A runnable main program that checks correctness and performs a speed benchmark.
Files:
To use this code, compile it on Linux with one of these commands:
cc md5-test.c md5.c -o md5-test
(x86, x86-64)cc md5-test.c md5-naive-x86.S -o md5-test
(x86 only)cc md5-test.c md5-fast-x86.S -o md5-test
(x86 only)cc md5-test.c md5-fast-x8664.S -o md5-test
(x86-64 only)
Then run the executable with ./md5-test
.
Benchmark results
Code | Compilation | Speed on x86 | Speed on x86-64 |
---|---|---|---|
C | GCC -O0 | 122 MiB/s | 123 MiB/s |
C | GCC -O1 | 379 MiB/s | 390 MiB/s |
C | GCC -O2 | 387 MiB/s | 389 MiB/s |
C | GCC -O3 | 387 MiB/s | 389 MiB/s |
C | GCC -O1 -fomit-frame-pointer | 382 MiB/s | |
C | GCC -O2 -fomit-frame-pointer | 389 MiB/s | |
C | GCC -O3 -fomit-frame-pointer | 390 MiB/s | |
Assembly (naive) | GCC -O0 | 270 MiB/s | |
Assembly (fast) | GCC -O1 | 430 MiB/s | |
Assembly (fast) | GCC -O2 | 427 MiB/s | |
Assembly (OpenSSL[0]) | GCC -O0 | 410 MiB/s |
On both CPU architectures, my assembly code is about 1.10× as fast as my C code best compiled by GCC. Moreover, the C code and assembly code compiled with the various options have the same speed on both architectures.

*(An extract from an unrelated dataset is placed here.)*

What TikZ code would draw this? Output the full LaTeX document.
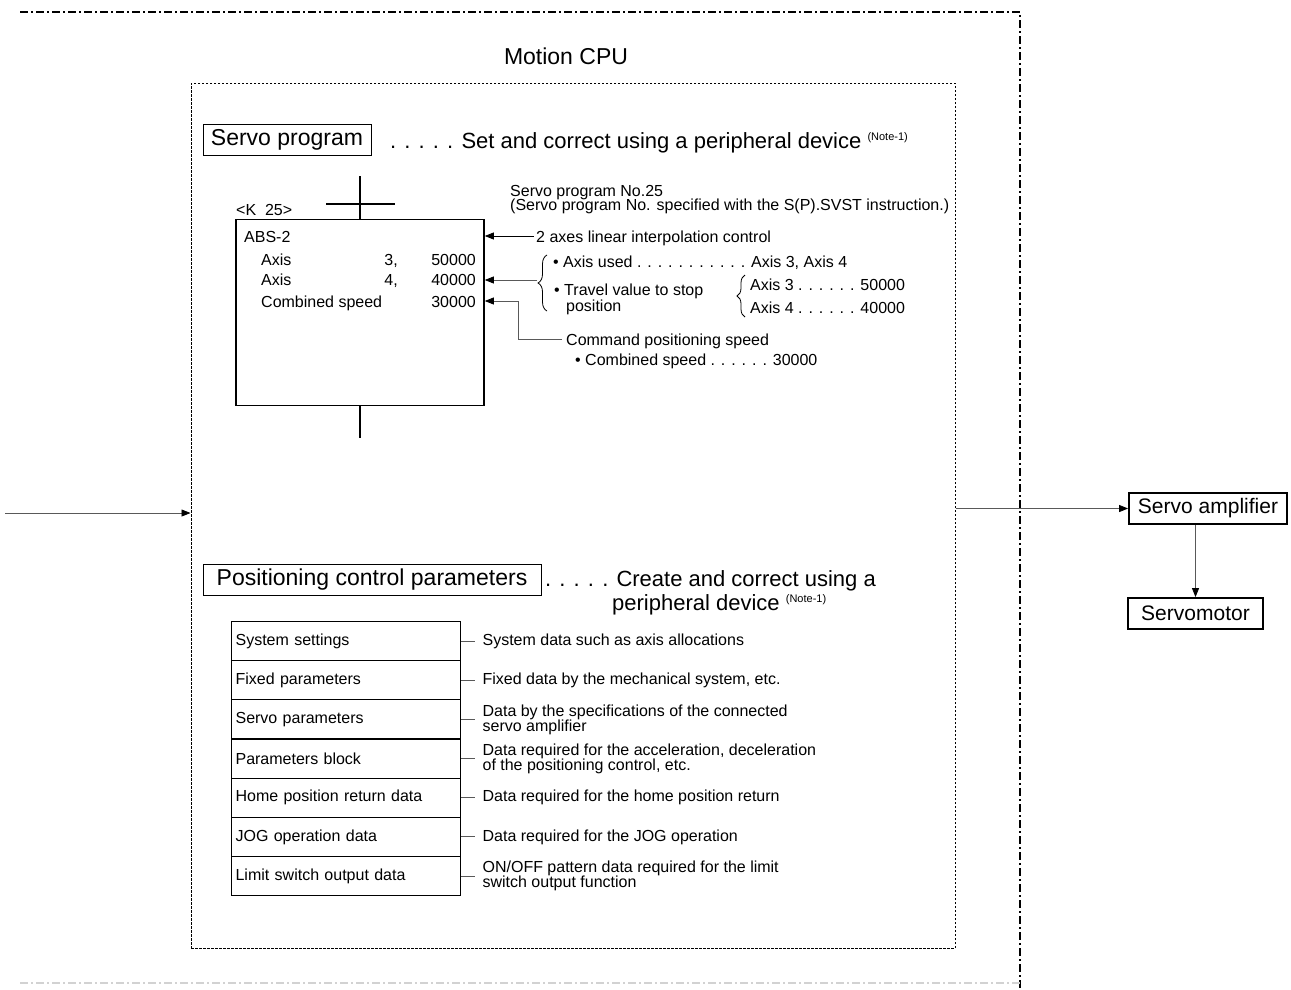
\documentclass[tikz,border=0pt]{standalone}
\usepackage{fontspec}
\setmainfont{Liberation Sans}
\usetikzlibrary{arrows.meta, positioning, decorations.pathreplacing}

\newcommand{\notemark}{\raisebox{8pt}{\fontsize{11}{11}\selectfont (Note-1)}}

\begin{document}
\begin{tikzpicture}[x=1pt, y=-1pt, >={Triangle[length=9pt,width=7pt,color=black]},
  big/.style={font=\fontsize{22}{26}\selectfont, inner sep=0pt},
  small/.style={font=\fontsize{16}{19}\selectfont, inner sep=0pt},
  tight/.style={font=\fontsize{16}{15}\selectfont, inner sep=0pt, align=left, text=black},
  title box/.style={draw, line width=0.8pt, font=\fontsize{23}{27}\selectfont, minimum height=31pt, inner sep=0pt},
  unit box/.style={draw, line width=1.8pt, font=\fontsize{21}{25}\selectfont, minimum height=31pt, inner sep=0pt},
  row box/.style={draw, line width=1.2pt, anchor=north west, minimum width=229pt, minimum height=39.14pt,
    text width=221pt, inner xsep=4pt, inner ysep=0pt, align=left, font=\fontsize{16}{19}\selectfont},
  lead/.style={gray!70!black, line width=0.8pt},
  frame/.style={line width=1.6pt, dash pattern=on 8pt off 3pt on 2pt off 3pt}]

  \useasboundingbox (0,0) rectangle (1291,989);

  % outer and inner frames
  \draw[frame] (20,12) -- (1020,12) -- (1020,989);
  \draw[frame, gray!35] (20,983) -- (1020,983);
  \node[draw, line width=1pt, dash pattern=on 2.5pt off 1.5pt, minimum width=764pt, minimum height=865pt,
    inner sep=0pt] (cpu) at (573,515.5) {};
  \node[font=\fontsize{23}{27}\selectfont, anchor=base, inner sep=0pt] (cpuname) at (566,64) {Motion CPU};

  % servo program
  \node[title box, minimum width=168pt] (sp) at (287,139.5) {Servo program};
  \node[big, anchor=base west] (spnote) at (390,148) {. . . . . Set and correct using a peripheral device \notemark};

  \node[small, anchor=base west] (k25) at (236,215) {<K\ \ 25>};
  \node[small, anchor=base west] (spno) at (510,196) {Servo program No.25};
  \node[small, anchor=base west] (spno2) at (510,210) {(Servo program No. specified with the S(P).SVST instruction.)};

  \node[draw, line width=1.6pt, minimum width=248pt, minimum height=186pt, inner sep=0pt] (abs) at (360,312.5) {};
  \coordinate (railtop) at (360,176);
  \coordinate (railbot) at (360,438);
  \draw[line width=1.6pt] (railtop) -- (abs.north);
  \draw[line width=1.6pt] (abs.south) -- (railbot);
  \draw[line width=1.6pt] (326,204) -- (395,204);

  \node[small, anchor=base west] (absname) at (244,242) {ABS-2};
  \node[small, anchor=base west] (ax1) at (261,265) {Axis};
  \node[small, anchor=base east] (ax1n) at (398,265) {3,};
  \node[small, anchor=base east] (ax1v) at (476,265) {50000};
  \node[small, anchor=base west] (ax2) at (261,285) {Axis};
  \node[small, anchor=base east] (ax2n) at (398,285) {4,};
  \node[small, anchor=base east] (ax2v) at (476,285) {40000};
  \node[small, anchor=base west] (spd) at (261,307) {Combined speed};
  \node[small, anchor=base east] (spdv) at (476,307) {30000};

  % notes on the servo program
  \node[small, anchor=base west] (n1) at (536,242) {2 axes linear interpolation control};
  \coordinate (c1) at (534,236);
  \draw[->, line width=0.8pt] (c1) -- (c1 -| abs.east);

  \draw[decorate, decoration={brace, amplitude=9pt}, line width=0.8pt] (547,311) -- (547,255);
  \coordinate (c2) at (537,280);
  \draw[lead, ->] (c2) -- (c2 -| abs.east);
  \node[small, anchor=base west] (n2) at (553,267) {• Axis used . . . . . . . . . . . Axis 3, Axis 4};
  \node[small, anchor=base west] (n3) at (554,295) {• Travel value to stop};
  \node[small, anchor=base west] (n3b) at (566,311) {position};

  \draw[decorate, decoration={brace, amplitude=8pt}, line width=0.8pt] (745,317) -- (745,275);
  \node[small, anchor=base west] (n4) at (750,290) {Axis 3 . . . . . . 50000};
  \node[small, anchor=base west] (n5) at (750,313) {Axis 4 . . . . . . 40000};

  \coordinate (c3) at (562,339);
  \coordinate (k3) at (518,301);
  \draw[lead, ->] (c3) -| (k3) -- (k3 -| abs.east);
  \node[small, anchor=base west] (n6) at (566,345) {Command positioning speed};
  \node[small, anchor=base west] (n7) at (575,365) {• Combined speed . . . . . . 30000};

  % positioning control parameters
  \node[title box, minimum width=338pt] (pcp) at (372,579.5) {Positioning control parameters};
  \node[big, anchor=base west] (pcpnote) at (545,586) {. . . . . Create and correct using a};
  \node[big, anchor=base west] (pcpnote2) at (612,610) {peripheral device \notemark};

  \foreach \lbl/\desc [count=\i] in {
      System settings/System data such as axis allocations,
      {Fixed parameters/Fixed data by the mechanical system, etc.},
      Servo parameters/Data by the specifications of the connected\\servo amplifier,
      {Parameters block/Data required for the acceleration, deceleration\\of the positioning control, etc.},
      Home position return data/Data required for the home position return,
      JOG operation data/Data required for the JOG operation,
      Limit switch output data/{ON/OFF pattern data required for the limit\\switch output function}} {
    \node[row box] (row\i) at (231,{621+(\i-1)*39.14}) {\lbl};
    \draw[lead] (row\i.east) -- ++(14,0) node[tight, anchor=west, inner xsep=7pt] (desc\i) {\desc};
  }

  % connections
  \coordinate (in) at (5,513);
  \draw[lead, ->] (in) -- (in -| cpu.west);
  \node[unit box, minimum width=158pt] (amp) at (1208,508.5) {Servo amplifier};
  \node[unit box, minimum width=135pt] (motor) at (1195.5,613.5) {Servomotor};
  \draw[lead, ->] (amp.west -| cpu.east) -- (amp.west);
  \draw[lead, ->] (motor.north |- amp.south) -- (motor.north);
\end{tikzpicture}
\end{document}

All the benchmark results above are based on: CPU = Intel Core 2 Quad Q6600 2.40 GHz (single-threaded), OS = Ubuntu 10.04 (32-bit and 64-bit), compiler = GCC 4.4.3.
Notes
My initial naive code was already loop-unrolled. Since my goal was to optimize for speed, it wouldn’t make sense to start with an implementation that still had loop management overhead.
I was surprised to see that my naive x86 code ran much slower than GCC’s generated code, and that my final hand-optimized code was not too much faster than GCC’s best code.
Sometimes adding extra instructions and doing more arithmetic computations results in faster code. I think this worked because I made the data dependency graph shallower and took advantage of the superscalar processor.
When there are multiple instruction streams doing independent computations, trying the different ways of interleaving them is very important in extracting performance from the superscalar processor.
Abusing the LEA instruction to add two registers and a constant is a classic optimization trick with predictable improvement.
I had just enough registers to store all the relevant values (4 for the MD5 state, 2 for intermediate computations per round, 1 for the base of the block’s array, and 1 for the stack), which definitely made the code shorter and faster. However, I didn’t use the EBP register in the conventional way.
Both my x86 and C implementations of MD5 use C preprocessor macros to generate the repetitive code.
x86-64 code: All the C files work correctly without modification on x86-64. I made minimal changes to the assembly code only to adapt to the calling convention and change the 32-bit constants to signed numbers. The usage instructions are exactly the same.
MD5 is an old hash algorithm with severe cryptanalytic attacks, and it should not be used anymore for any serious purpose. Please use SHA-{256,512,512/256,3} instead.
[0]: OpenSSL 1.0.1c, generating md5-586.s on Linux.